Under the new Free Trade Accord between Nicaragua and China which went into effect Jan. 1, Nicaragua will now be able to export some 71% of its products tariff-free into the giant Chinese market, meat and seafood, sugar, peanuts, rum, leather, charcoal, wood, and automobile parts leading the way. Tariffs remain on certain Chinese goods which could otherwise overwhelm key nascent Nicaraguan industries.
That is a big deal for Nicaragua’s economy today, badly affected by U.S. economic sanctions. But bigger projects which can secure Nicaragua’s development over the long-term are also getting underway.
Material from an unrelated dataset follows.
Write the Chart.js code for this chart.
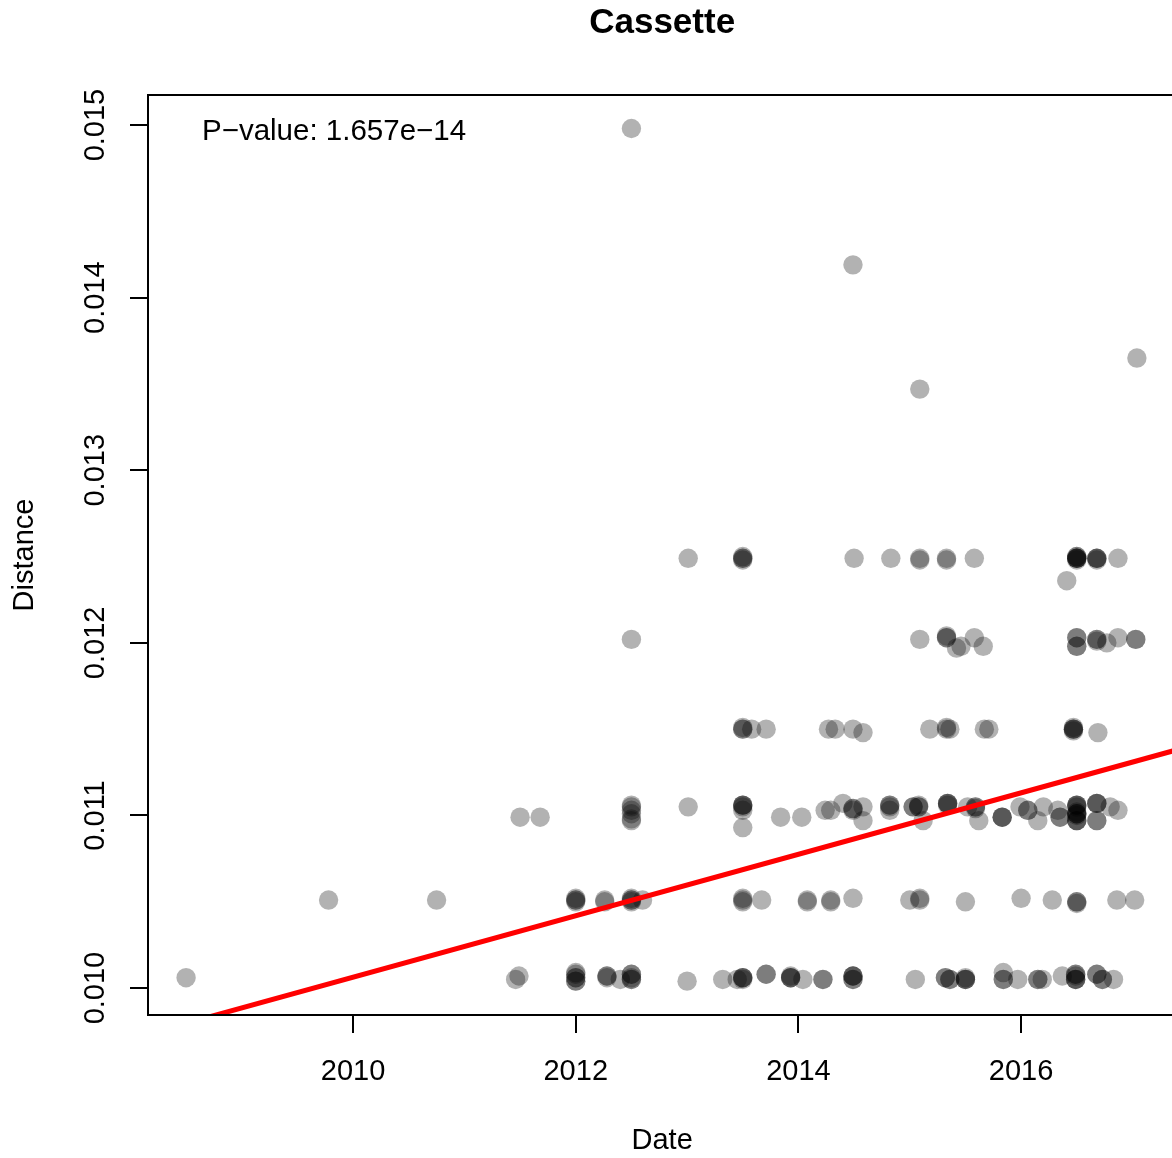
<!DOCTYPE html>
<html>
<head>
<meta charset="utf-8">
<title>Cassette</title>
<script src="https://cdn.jsdelivr.net/npm/chart.js@4.4.1/dist/chart.umd.min.js"></script>
<style>
  html, body { margin: 0; padding: 0; background: #fff; overflow: hidden; }
  #wrap { width: 1186px; height: 1158px; }
</style>
</head>
<body>
<div id="wrap"><canvas id="distChart" width="1186" height="1158"></canvas></div>
<script>
// observation dates (decimal years) and their distances, row by row
const dates = [
  // outliers
  2012.50, 2014.49, 2015.09, 2017.04,
  // ~0.0125
  2013.01, 2013.50, 2013.50, 2013.50, 2013.50, 2014.50, 2014.83, 2015.09, 2015.09,
  2015.33, 2015.33, 2015.58, 2016.41, 2016.50, 2016.50, 2016.50, 2016.50, 2016.50,
  2016.50, 2016.50, 2016.68, 2016.68, 2016.68, 2016.68, 2016.87,
  // ~0.012
  2012.50, 2015.09, 2015.33, 2015.33, 2015.33, 2015.42, 2015.46, 2015.58, 2015.66,
  2016.50, 2016.50, 2016.50, 2016.50, 2016.68, 2016.68, 2016.68, 2016.77, 2016.87,
  2017.03, 2017.03,
  // ~0.0115
  2013.50, 2013.50, 2013.50, 2013.58, 2013.71, 2014.27, 2014.33, 2014.49, 2014.58,
  2015.18, 2015.33, 2015.33, 2015.36, 2015.67, 2015.71, 2016.47, 2016.47, 2016.47,
  2016.47, 2016.47, 2016.69,
  // ~0.011
  2011.50, 2011.68,
  2012.50, 2012.50, 2012.50, 2012.50, 2012.50, 2012.50,
  2013.01,
  2013.50, 2013.50, 2013.50, 2013.50, 2013.50, 2013.50,
  2013.84, 2014.03, 2014.24, 2014.29, 2014.40,
  2014.49, 2014.49, 2014.49,
  2014.58, 2014.58,
  2014.82, 2014.82, 2014.82, 2014.82,
  2015.03, 2015.03,
  2015.08, 2015.08, 2015.08,
  2015.12,
  2015.34, 2015.34, 2015.34, 2015.34,
  2015.52,
  2015.59, 2015.59, 2015.59,
  2015.62,
  2015.83, 2015.83, 2015.83,
  2015.99, 2016.06, 2016.06, 2016.15, 2016.20, 2016.33, 2016.35, 2016.35,
  2016.50, 2016.50, 2016.50, 2016.50, 2016.50, 2016.50, 2016.50, 2016.50, 2016.50, 2016.50,
  2016.50, 2016.50,
  2016.68, 2016.68, 2016.68, 2016.68, 2016.68,
  2016.80, 2016.87,
  // ~0.0105
  2009.78, 2010.75,
  2012.00, 2012.00, 2012.00, 2012.00,
  2012.26, 2012.26,
  2012.50, 2012.50, 2012.50, 2012.50, 2012.60,
  2013.50, 2013.50, 2013.50, 2013.67,
  2014.08, 2014.08, 2014.29, 2014.29, 2014.49,
  2015.00, 2015.09, 2015.09, 2015.50,
  2016.00, 2016.28, 2016.50, 2016.50, 2016.50,
  2016.86, 2017.02,
  // ~0.010
  2008.50, 2011.46, 2011.49,
  2012.00, 2012.00, 2012.00, 2012.00, 2012.00, 2012.00,
  2012.28, 2012.28, 2012.28, 2012.40,
  2012.50, 2012.50, 2012.50, 2012.50, 2012.50,
  2013.00, 2013.32, 2013.45,
  2013.50, 2013.50, 2013.50, 2013.50,
  2013.71, 2013.71,
  2013.93, 2013.93, 2013.93, 2013.93,
  2014.04, 2014.22, 2014.22,
  2014.49, 2014.49, 2014.49, 2014.49, 2014.49,
  2015.05, 2015.32, 2015.32, 2015.36, 2015.36,
  2015.50, 2015.50, 2015.50, 2015.50,
  2015.84, 2015.84, 2015.84, 2015.97,
  2016.15, 2016.15, 2016.19, 2016.37,
  2016.49, 2016.49, 2016.49, 2016.49, 2016.49, 2016.49,
  2016.68, 2016.68, 2016.73, 2016.73, 2016.83
];

const distances = [
  // outliers
  0.01498, 0.01419, 0.01347, 0.01365,
  // ~0.0125
  0.01249, 0.01249, 0.01250, 0.01249, 0.01248, 0.01249, 0.01249, 0.01249, 0.01248,
  0.01249, 0.01248, 0.01249, 0.01236, 0.01250, 0.01249, 0.01249, 0.01248, 0.01249,
  0.01250, 0.01249, 0.01249, 0.01248, 0.01249, 0.01249, 0.01249,
  // ~0.012
  0.01202, 0.01202, 0.01204, 0.01203, 0.01203, 0.01197, 0.01198, 0.01203, 0.01198,
  0.01203, 0.01203, 0.01198, 0.01198, 0.01202, 0.01202, 0.01201, 0.01200, 0.01203,
  0.01202, 0.01202,
  // ~0.0115
  0.01150, 0.01151, 0.01150, 0.01150, 0.01150, 0.01150, 0.01150, 0.01150, 0.01148,
  0.01150, 0.01150, 0.01151, 0.01150, 0.01150, 0.01150, 0.01150, 0.01151, 0.01150,
  0.01149, 0.01150, 0.01148,
  // ~0.011
  0.01099, 0.01099,
  0.01106, 0.01105, 0.01101, 0.01098, 0.01097, 0.01103,
  0.01105,
  0.01106, 0.01106, 0.01105, 0.01103, 0.01093, 0.01106,
  0.01099, 0.01099, 0.01103, 0.01103, 0.01107,
  0.01104, 0.01104, 0.01103,
  0.01097, 0.01105,
  0.01106, 0.01106, 0.01105, 0.01103,
  0.01105, 0.01105,
  0.01105, 0.01105, 0.01106,
  0.01097,
  0.01107, 0.01107, 0.01107, 0.01106,
  0.01105,
  0.01105, 0.01105, 0.01104,
  0.01097,
  0.01099, 0.01099, 0.01099,
  0.01105, 0.01103, 0.01103, 0.01097, 0.01105, 0.01103, 0.01099, 0.01099,
  0.01106, 0.01106, 0.01106, 0.01105, 0.01101, 0.01101, 0.01101, 0.01097, 0.01097, 0.01097,
  0.01102, 0.01100,
  0.01107, 0.01107, 0.01107, 0.01097, 0.01097,
  0.01105, 0.01103,
  // ~0.0105
  0.01051, 0.01051,
  0.01051, 0.01052, 0.01051, 0.01050,
  0.01051, 0.01050,
  0.01052, 0.01051, 0.01051, 0.01050, 0.01051,
  0.01052, 0.01051, 0.01050, 0.01051,
  0.01051, 0.01050, 0.01051, 0.01050, 0.01052,
  0.01051, 0.01052, 0.01051, 0.01050,
  0.01052, 0.01051, 0.01050, 0.01050, 0.01049,
  0.01051, 0.01051,
  // ~0.010
  0.01006, 0.01005, 0.01007,
  0.01009, 0.01008, 0.01006, 0.01006, 0.01004, 0.01004,
  0.01007, 0.01007, 0.01006, 0.01005,
  0.01008, 0.01008, 0.01006, 0.01005, 0.01005,
  0.01004, 0.01005, 0.01005,
  0.01006, 0.01006, 0.01006, 0.01005,
  0.01008, 0.01008,
  0.01006, 0.01006, 0.01007, 0.01006,
  0.01005, 0.01005, 0.01005,
  0.01007, 0.01007, 0.01007, 0.01005, 0.01005,
  0.01005, 0.01006, 0.01006, 0.01005, 0.01005,
  0.01005, 0.01005, 0.01006, 0.01005,
  0.01009, 0.01005, 0.01005, 0.01005,
  0.01005, 0.01005, 0.01005, 0.01007,
  0.01008, 0.01008, 0.01007, 0.01005, 0.01005, 0.01005,
  0.01008, 0.01008, 0.01005, 0.01005, 0.01005
];

const xTicks = [2010, 2012, 2014, 2016];
const yTicks = [0.010, 0.011, 0.012, 0.013, 0.014, 0.015];

// linear fit: distance = fitAt2012 + fitSlope * (year - 2012)
const fitAt2012 = 0.010419;
const fitSlope = 0.000178;
const pLabel = 'P\u2212value: 1.657e\u221214';
const chartTitle = 'Cassette';

const X_MIN = 2008.158, X_MAX = 2017.394;
const Y_MIN = 0.009844, Y_MAX = 0.015174;

const fit = x => fitAt2012 + fitSlope * (x - 2012);
const FONT = '"Liberation Sans", Arial, Helvetica, sans-serif';
const tickFont = { family: FONT, size: 29 };

const points = dates.map((d, i) => ({ x: d, y: distances[i] }));

// box around the plot region plus title and p-value note
const framePlugin = {
  id: 'frame',
  afterDraw(chart) {
    const { ctx, chartArea: a } = chart;
    ctx.save();
    ctx.strokeStyle = '#000';
    ctx.lineWidth = 2;
    ctx.strokeRect(a.left, a.top, a.right - a.left, a.bottom - a.top);
    ctx.fillStyle = '#000';
    ctx.textBaseline = 'middle';
    ctx.textAlign = 'center';
    ctx.font = 'bold 35px ' + FONT;
    ctx.fillText(chartTitle, (a.left + a.right) / 2, 23);
    ctx.textAlign = 'left';
    ctx.font = '29.5px ' + FONT;
    ctx.fillText(pLabel, a.left + 54, a.top + 37);
    ctx.restore();
  }
};

new Chart(document.getElementById('distChart'), {
  type: 'scatter',
  data: {
    datasets: [
      {
        label: 'fit',
        data: [{ x: X_MIN, y: fit(X_MIN) }, { x: X_MAX, y: fit(X_MAX) }],
        showLine: true,
        borderColor: '#ff0000',
        borderWidth: 5,
        pointRadius: 0
      },
      {
        label: 'Distance',
        data: points,
        backgroundColor: 'rgba(0,0,0,0.3)',
        borderWidth: 0,
        pointRadius: 9.7,
        pointHoverRadius: 9.7
      }
    ]
  },
  options: {
    responsive: false,
    animation: false,
    devicePixelRatio: 1,
    layout: { padding: { top: 95, right: 4, bottom: 0, left: 0 } },
    plugins: {
      legend: { display: false },
      title: { display: false },
      tooltip: { enabled: false }
    },
    events: [],
    scales: {
      x: {
        type: 'linear',
        min: X_MIN,
        max: X_MAX,
        afterBuildTicks: s => { s.ticks = xTicks.map(v => ({ value: v })); },
        afterFit: s => { s.height = 143; },
        border: { display: true, color: '#000', width: 2 },
        grid: { drawOnChartArea: false, drawTicks: true, tickLength: 18, color: '#000', lineWidth: 2 },
        ticks: { font: tickFont, color: '#000', padding: 22, maxRotation: 0, callback: v => String(v) },
        title: { display: true, text: 'Date', font: tickFont, color: '#000', padding: { top: 0, bottom: 0 } }
      },
      y: {
        type: 'linear',
        min: Y_MIN,
        max: Y_MAX,
        afterBuildTicks: s => { s.ticks = yTicks.map(v => ({ value: v })); },
        afterFit: s => { s.width = 148; },
        border: { display: true, color: '#000', width: 2 },
        grid: { drawOnChartArea: false, drawTicks: true, tickLength: 18, color: '#000', lineWidth: 2 },
        ticks: {
          font: tickFont, color: '#000', padding: -2,
          minRotation: 90, maxRotation: 90, crossAlign: 'center',
          callback: v => v.toFixed(3)
        },
        title: { display: true, text: 'Distance', font: tickFont, color: '#000', padding: { top: 8, bottom: 0 } }
      }
    }
  },
  plugins: [framePlugin]
});
</script>
</body>
</html>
The two nations signed a “strategic partnership” Dec. 22, after Presidents Xi Jinping and Daniel Ortega spoke by videoconference. The same day, a yuan-denominated loan worth some $430 million was disbursed for the financing of two infrastructure projects which China’s state-owned CAMC Engineering is to carry out: rebuilding and modernizing Nicaragua’s Punta Huete international airport, and building an LNG processing and storage terminal.
Having the financing for the projects done in yuan is “an important advantage for the country in the strategy of de-dollarization,” Nicaragua’s Minister of Finance and Public Credit Ivan Acosta noted, and the modernization of the Punta Huete airport will “allow greater connectivity with Asia, Europe and other regions.”